Having traveled a winding road throughout his life, Tyler Brown reached a destination point June 11 when he was selected by the Houston Astros in the third round of the MLB draft.

The 2017 Olentangy Orange graduate lost his mother at age 13, underwent Tommy John surgery on his right pitching elbow as a junior in high school and became a father to a daughter with Down syndrome as a freshman at Vanderbilt University.

After all of those battles — and nearly a year after helping the Commodores win the 2019 College World Series — Brown was taken with the 101st pick in the draft, fulfilling a long-held dream.

“It’s one of those moments that you always dream about,” said Brown, who was the final selection of the third round in a draft that was scaled back from 40 rounds to five to cut costs amid the COVID-19 coronavirus pandemic. “I’m very appreciative and just blessed for everything that has happened for me and my family. I’m just happy that the Astros believed in me when other teams passed over me.”

Brown was the closer for the Commodores. This spring as a junior, he was 1-2 with a 2.53 ERA, 14 strikeouts, four walks and one save in 10 2/3 innings before the remainder of the season was canceled because of the pandemic.

Last year, he was 3-1 with a 2.19 ERA, 69 strikeouts, nine walks and a program-record 17 saves in 49 1/3 innings. As a freshman, he was 1-5 with a 6.03 ERA, 41 strikeouts, 11 walks and three saves in 37 1/3 innings.

Brown went to Vanderbilt after being drafted by Cincinnati in the 26th round in 2017 but then declining to sign with the Reds.

“Tyler is a tremendous competitor on the field and getting away from his physical aspects, he can control his heartbeat on the mound and be under control,” Commodores pitching coach Scott Brown said. “He has two strong breaking balls and a fastball up to 97 mph, and he’s very athletic in his delivery. The Astros might try to make him a starter, which is his ceiling, but at the ground level he’s a great reliever. He has a bright future ahead.”

Brown’s life changed in 2012 when his mother, Cindy Brown, died at age 37 after battling bone cancer. He was adopted by Brandon and Koren Oswalt in 2015, and moved from Ashland Crestview to Orange in his sophomore year.

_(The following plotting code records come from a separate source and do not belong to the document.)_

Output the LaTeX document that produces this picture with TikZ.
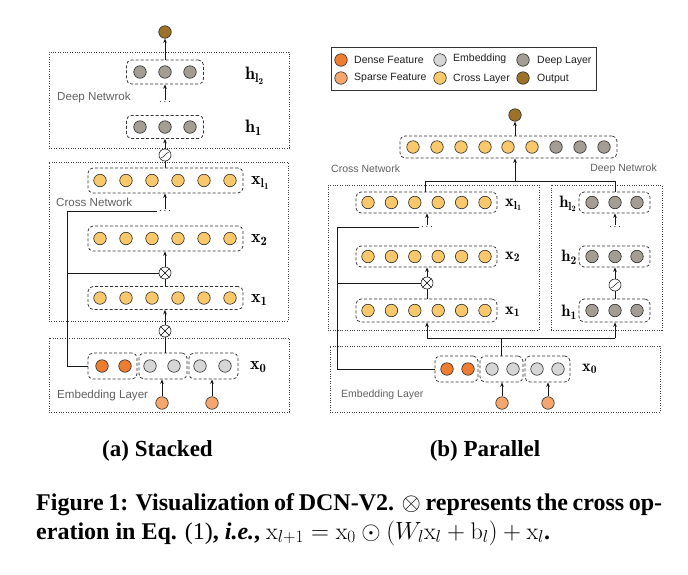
\documentclass[tikz,border=0pt]{standalone}
\usepackage{fontspec}
\usetikzlibrary{arrows.meta,calc}
\newfontfamily\dfont{Liberation Sans}
\newfontfamily\capfont{Liberation Serif}
\definecolor{cDense}{HTML}{EE7D31}
\definecolor{cSparse}{HTML}{F4A66E}
\definecolor{cEmb}{HTML}{D6D6D6}
\definecolor{cCross}{HTML}{F9C86A}
\definecolor{cDeep}{HTML}{A39D93}
\definecolor{cOut}{HTML}{9B7228}
\tikzset{
 nd/.style={circle, draw=black!85, line width=0.6pt, minimum size=12.5pt, inner sep=0pt},
 dense/.style={nd, fill=cDense},
 sparse/.style={nd, fill=cSparse},
 emb/.style={nd, fill=cEmb},
 cross/.style={nd, fill=cCross},
 deep/.style={nd, fill=cDeep},
 outc/.style={nd, fill=cOut},
 grp/.style={draw=black!80, dash pattern=on 3pt off 2pt, line width=0.75pt, rounded corners=5pt, inner sep=0pt},
 area/.style={draw=black!75, dash pattern=on 0.8pt off 1.6pt, line width=0.7pt, inner sep=0pt},
 legbox/.style={draw=black!80, line width=0.8pt, inner sep=0pt},
 conn/.style={line width=0.75pt, draw=black!90},
 arr/.style={conn, -{Stealth[length=4.5pt,width=3.6pt]}},
 dtxtA/.style={font=\dfont\fontsize{11.6}{13}\selectfont, text=black!62, inner sep=0pt},
 dtxt/.style={font=\dfont\fontsize{10.5}{12}\selectfont, text=black!62, inner sep=0pt},
 lgtxt/.style={font=\dfont\fontsize{10.5}{12}\selectfont, text=black!88, inner sep=0pt, anchor=west},
 lblA/.style={font=\fontsize{18}{20}\selectfont, inner sep=0pt},
 lblB/.style={font=\fontsize{16.5}{18}\selectfont, inner sep=0pt},
 dts/.style={font=\fontsize{10}{10}\selectfont, inner sep=1.5pt},
 opx/.style={circle, draw=black!85, fill=white, line width=0.6pt, minimum size=12pt, inner sep=0pt},
 sigm/.style={opx, path picture={\draw[line width=0.6pt] ([xshift=-3.6pt,yshift=-2.6pt]path picture bounding box.center) .. controls +(2.6pt,0pt) and +(-2.6pt,0pt) .. ([xshift=3.6pt,yshift=2.6pt]path picture bounding box.center);}},
 subcap/.style={font=\capfont\bfseries\fontsize{23}{27}\selectfont, inner sep=0pt},
 figcap/.style={font=\capfont\bfseries\fontsize{24}{29}\selectfont, inner sep=0pt, align=left},
}
\begin{document}
\begin{tikzpicture}[x=1pt,y=-1pt]
\useasboundingbox (0,0) rectangle (688,574);

%%%%%%%%%%%%%%%% (a) Stacked %%%%%%%%%%%%%%%%
\node[area, minimum width=240pt, minimum height=96pt] (aDeep) at (169,100) {};
\node[area, minimum width=239pt, minimum height=159pt] (aCross) at (168.5,241.5) {};
\node[area, minimum width=240pt, minimum height=74pt] (aEmb) at (169,375) {};

\node[outc] (aOut) at (165,32) {};

\node[grp, minimum width=77pt, minimum height=24pt] (ahl2) at (165,72) {};
\foreach \x in {140,165,190} \node[deep] at (\x,72) {};
\node[grp, minimum width=77pt, minimum height=23pt] (ah1) at (165,127) {};
\foreach \x in {140,165,190} \node[deep] at (\x,127) {};
\node[dts] (adots1) at (165,102) {$\ldots$};
\node[lblA, anchor=west] (aLhl2) at (245,76) {$\mathbf{h_{l_2}}$};
\node[lblA, anchor=west] (aLh1) at (245,128) {$\mathbf{h_{1}}$};
\node[dtxtA, anchor=west] (aTdeep) at (57,97) {Deep Netwrok};

\node[sigm] (asig) at (165,155) {};

\node[grp, minimum width=155pt, minimum height=25pt] (axl1) at (165.5,180.5) {};
\foreach \x in {100,126,152,178,204,230} \node[cross] at (\x,180.5) {};
\node[grp, minimum width=155pt, minimum height=25pt] (ax2) at (165.5,238.5) {};
\foreach \x in {100,126,152,178,204,230} \node[cross] at (\x,238.5) {};
\node[grp, minimum width=155pt, minimum height=23pt] (ax1) at (165.5,298) {};
\foreach \x in {100,126,152,178,204,230} \node[cross] at (\x,298) {};
\node[dts] (adots2) at (165,211) {$\ldots$};
\node[lblA, anchor=west] (aLxl1) at (251,183) {$\mathbf{x_{l_1}}$};
\node[lblA, anchor=west] (aLx2) at (251,240) {$\mathbf{x_{2}}$};
\node[lblA, anchor=west] (aLx1) at (251,300) {$\mathbf{x_{1}}$};
\node[dtxtA, anchor=west] (aTcross) at (56,202) {Cross Network};

\node[opx] (aot1) at (165,273) {};
\draw[line width=0.6pt] (aot1.north east) -- (aot1.south west) (aot1.north west) -- (aot1.south east);
\node[opx] (aot2) at (165,331) {};
\draw[line width=0.6pt] (aot2.north east) -- (aot2.south west) (aot2.north west) -- (aot2.south east);

\node[grp, minimum width=49pt, minimum height=26pt] (ae1) at (112.5,366) {};
\node[grp, minimum width=48pt, minimum height=26pt] (ae2) at (163,366) {};
\node[grp, minimum width=49pt, minimum height=26pt] (ae3) at (213.5,366) {};
\node[dense] at (102,366) {};
\node[dense] at (125,366) {};
\node[emb] at (150,366) {};
\node[emb] at (174,366) {};
\node[emb] at (200,366) {};
\node[emb] at (225,366) {};
\node[lblA, anchor=west] (aLx0) at (250,367) {$\mathbf{x_{0}}$};
\node[sparse] (as1) at (162,403) {};
\node[sparse] (as2) at (212,403) {};
\node[dtxtA, anchor=west] (aTemb) at (57,395) {Embedding Layer};

\coordinate (aC1) at (67,211);
\coordinate (aC2) at (67,366);

\draw[arr] (ahl2.north -| aOut) -- (aOut.south);
\draw[arr] (adots1.north) -- (ahl2.south -| adots1);
\draw[arr] (asig.north) -- (ah1.south -| asig);
\draw[conn] (axl1.north -| asig) -- (asig.south);
\draw[arr] (adots2.north) -- (axl1.south -| adots2);
\draw[conn] (adots2.west) -| (aC2) -- (ae1.west);
\draw[conn] (aC1 |- aot1) -- (aot1.west);
\draw[arr] (aot1.north) -- (ax2.south -| aot1);
\draw[conn] (ax1.north -| aot1) -- (aot1.south);
\draw[arr] (aot2.north) -- (ax1.south -| aot2);
\draw[conn] (ae2.north -| aot2) -- (aot2.south);
\draw[arr] (as1.north) -- (ae2.south -| as1);
\draw[arr] (as2.north) -- (ae3.south -| as2);

%%%%%%%%%%%%%%%% (b) Parallel %%%%%%%%%%%%%%%%
\node[legbox, minimum width=265pt, minimum height=43pt] (leg) at (463.5,68.5) {};
\node[dense] (lg1) at (341,60) {};
\node[lgtxt] (lt1) at (354,60) {Dense Feature};
\node[sparse] (lg2) at (341,78) {};
\node[lgtxt] (lt2) at (354,78) {Sparse Feature};
\node[emb] (lg3) at (440,60) {};
\node[lgtxt] (lt3) at (453,59) {Embedding};
\node[cross] (lg4) at (440,78) {};
\node[lgtxt] (lt4) at (453,79) {Cross Layer};
\node[deep] (lg5) at (523,60) {};
\node[lgtxt] (lt5) at (537,61) {Deep Layer};
\node[outc] (lg6) at (523,78) {};
\node[lgtxt] (lt6) at (537,79) {Output};

\node[outc] (bOut) at (515,115) {};
\node[grp, minimum width=217pt, minimum height=22pt] (btop) at (508.5,147) {};
\foreach \x in {413,437,461,485,508,532} \node[cross] at (\x,147) {};
\foreach \x in {556,580,604} \node[deep] at (\x,147) {};

\node[dtxt, anchor=west] (bTcross) at (331,169) {Cross Network};
\node[dtxt, anchor=east] (bTdeep) at (657,169) {Deep Netwrok};

\node[area, minimum width=211pt, minimum height=145pt] (bCrossA) at (433.5,257.5) {};
\node[area, minimum width=111pt, minimum height=145pt] (bDeepA) at (606.5,257.5) {};
\node[area, minimum width=330pt, minimum height=66pt] (bEmbA) at (495,379) {};

\node[grp, minimum width=141pt, minimum height=21pt] (bxl1) at (426.5,202.5) {};
\node[grp, minimum width=141pt, minimum height=21pt] (bx2) at (426.5,256.5) {};
\node[grp, minimum width=141pt, minimum height=23pt] (bx1) at (426.5,310.5) {};
\foreach \y in {202.5,256.5,310.5}
  \foreach \x in {368,391.4,414.8,438.2,461.6,485} \node[cross] at (\x,\y) {};
\node[lblB, anchor=west] (bLxl1) at (505,205) {$\mathbf{x_{l_1}}$};
\node[lblB, anchor=west] (bLx2) at (505,257) {$\mathbf{x_{2}}$};
\node[lblB, anchor=west] (bLx1) at (505,312) {$\mathbf{x_{1}}$};
\node[dts] (bdots1) at (427,227) {$\ldots$};
\node[opx] (bot) at (427,283) {};
\draw[line width=0.6pt] (bot.north east) -- (bot.south west) (bot.north west) -- (bot.south east);

\node[grp, minimum width=71pt, minimum height=21pt] (bhl2) at (614.5,202.5) {};
\node[grp, minimum width=71pt, minimum height=21pt] (bh2) at (614.5,256.5) {};
\node[grp, minimum width=71pt, minimum height=23pt] (bh1) at (614.5,310.5) {};
\foreach \y in {202.5,256.5,310.5}
  \foreach \x in {592,615,637} \node[deep] at (\x,\y) {};
\node[lblB, anchor=east] (bLhl2) at (577,204) {$\mathbf{h_{l_2}}$};
\node[lblB, anchor=east] (bLh2) at (577,257) {$\mathbf{h_{2}}$};
\node[lblB, anchor=east] (bLh1) at (577,312) {$\mathbf{h_{1}}$};
\node[dts] (bdots2) at (615,227) {$\ldots$};
\node[sigm] (bsig) at (615,285) {};

\node[grp, minimum width=43pt, minimum height=26pt] (be1) at (456.5,369) {};
\node[grp, minimum width=43pt, minimum height=26pt] (be2) at (501.5,369) {};
\node[grp, minimum width=45pt, minimum height=26pt] (be3) at (547.5,369) {};
\node[dense] at (447,369) {};
\node[dense] at (468,369) {};
\node[emb] at (492,369) {};
\node[emb] at (513,369) {};
\node[emb] at (537,369) {};
\node[emb] at (558,369) {};
\node[lblB, anchor=west] (bLx0) at (582,369) {$\mathbf{x_{0}}$};
\node[sparse] (bs1) at (502,403) {};
\node[sparse] (bs2) at (548,403) {};
\node[dtxt, anchor=west] (bTemb) at (341,395) {Embedding Layer};

\coordinate (bJ) at (515,181);
\coordinate (bA) at (425,181);
\coordinate (bB) at (615,181);
\coordinate (bC1) at (337,228);
\coordinate (bC2) at (337,369);
\coordinate (bK) at (427,338);
\coordinate (bL) at (615,338);
\coordinate (bM) at (501,338);

\draw[arr] (btop.north -| bOut) -- (bOut.south);
\draw[arr] (bJ) -- (btop.south -| bJ);
\draw[conn] (bxl1.north -| bA) -- (bA) -- (bB) -- (bhl2.north -| bB);
\draw[arr] (bdots1.north) -- (bxl1.south -| bdots1);
\draw[conn] (bdots1.west) -| (bC2) -- (be1.west);
\draw[conn] (bC1 |- bot) -- (bot.west);
\draw[arr] (bot.north) -- (bx2.south -| bot);
\draw[conn] (bx1.north -| bot) -- (bot.south);
\draw[arr] (bK) -- (bx1.south -| bK);
\draw[arr] (bdots2.north) -- (bhl2.south -| bdots2);
\draw[arr] (bsig.north) -- (bh2.south -| bsig);
\draw[conn] (bh1.north -| bsig) -- (bsig.south);
\draw[arr] (bL) -- (bh1.south -| bL);
\draw[conn] (bK) -- (bL);
\draw[conn] (bM) -- (be2.north -| bM);
\draw[arr] (bs1.north) -- (be2.south -| bs1);
\draw[arr] (bs2.north) -- (be3.south -| bs2);

%%%%%%%%%%%%%%%% captions %%%%%%%%%%%%%%%%
\node[subcap, anchor=base] (capA) at (157.5,456) {(a) Stacked};
\node[subcap, anchor=base] (capB) at (485,456) {(b) Parallel};
\node[figcap, anchor=base west] (capL) at (36,539) {\makebox[626pt][s]{Figure 1: Visualization of DCN-V2. $\otimes$ represents the cross op-}\\eration in Eq. \textmd{(1)}, \textit{i.e.}, $\mathrm{x}_{l+1} = \mathrm{x}_0 \odot (W_l\mathrm{x}_l + \mathrm{b}_l) + \mathrm{x}_l$.};
\end{tikzpicture}
\end{document}
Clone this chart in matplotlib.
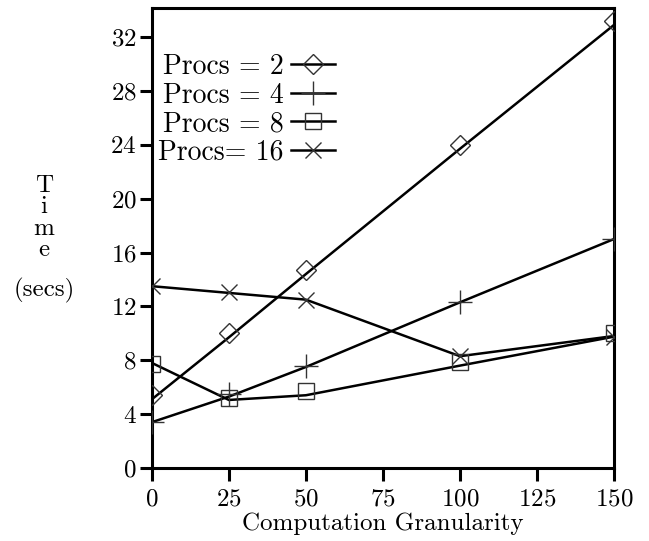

“Tyler told me last year that he was getting comfortable with the pressure and he realized that he would survive no matter what happened on the field,” Brandon Oswalt said. “What doesn’t kill you will make you stronger.”

Oswalt said the next step is uncertain for Brown because of the pandemic. MLB teams are not certain when their season will begin, if at all.

“Tyler had large numbers of teams interested in him (in the draft), and we couldn’t be happier that he was picked by Houston,” Oswalt said. “There are so many unknowns with baseball right now, let alone the world itself. We’re waiting to hear what happens next and then we can rock and roll.”

As a senior at Orange, Brown was first-team all-state, all-district and all-league after going 4-3 with a 1.08 ERA, 68 strikeouts and 14 walks in 52 innings and batting .371 with five home runs and 26 RBI.

The Pioneers went 23-9, losing to Strongsville 3-2 in a Division I state semifinal.

“I have had a chance to get with Tyler and work out during these strange times over the past couple of months,” said Phil Callaghan, who coached Orange from to 2011-18. “This is what he wanted for his family, and it’s nice to see everything come together.

“With all of the adversity that he has faced, baseball and the competition have been his way of surviving. You put that together with the incredible amount of talent that he has, and it’s a good combination.”

Mike Weaver, who was Brown’s pitching coach at Orange, said Brown works hard no matter what challenge he has to face.

“I have been so proud of Tyler in the way he has approached things,” said Weaver, who now is the head coach of the Olentangy Berlin baseball program. “It’s paying off for him.

“He always has had an unmatched work ethic, and I think that comes from his having to grow up so soon. He had some bumps along the road, but instead of making excuses and blaming people, he went back to work and that was shown by his success at Vanderbilt. He is a polished and mature pitcher and a polished and mature person. Now I’m excited to see where he goes from here.”

Brown and his girlfriend, Orange classmate Jocelyn Butcher, had a daughter, Isabella, in March 2018. Isabella was born with a heart ailment known as Tetralogy of Fallot, in which holes in the heart limit oxygen intake. She had multiple surgeries but pulled through and is an inspiration to her father.

“It’s amazing for me and my family, and this is an awesome opportunity,” Brown said. “I’m happy that the Astros had the belief in me. They have a great organization, and I can’t wait for them to help me develop as a pitcher with all of the knowledge that they have. I’m ready to give everything that I have got for them.”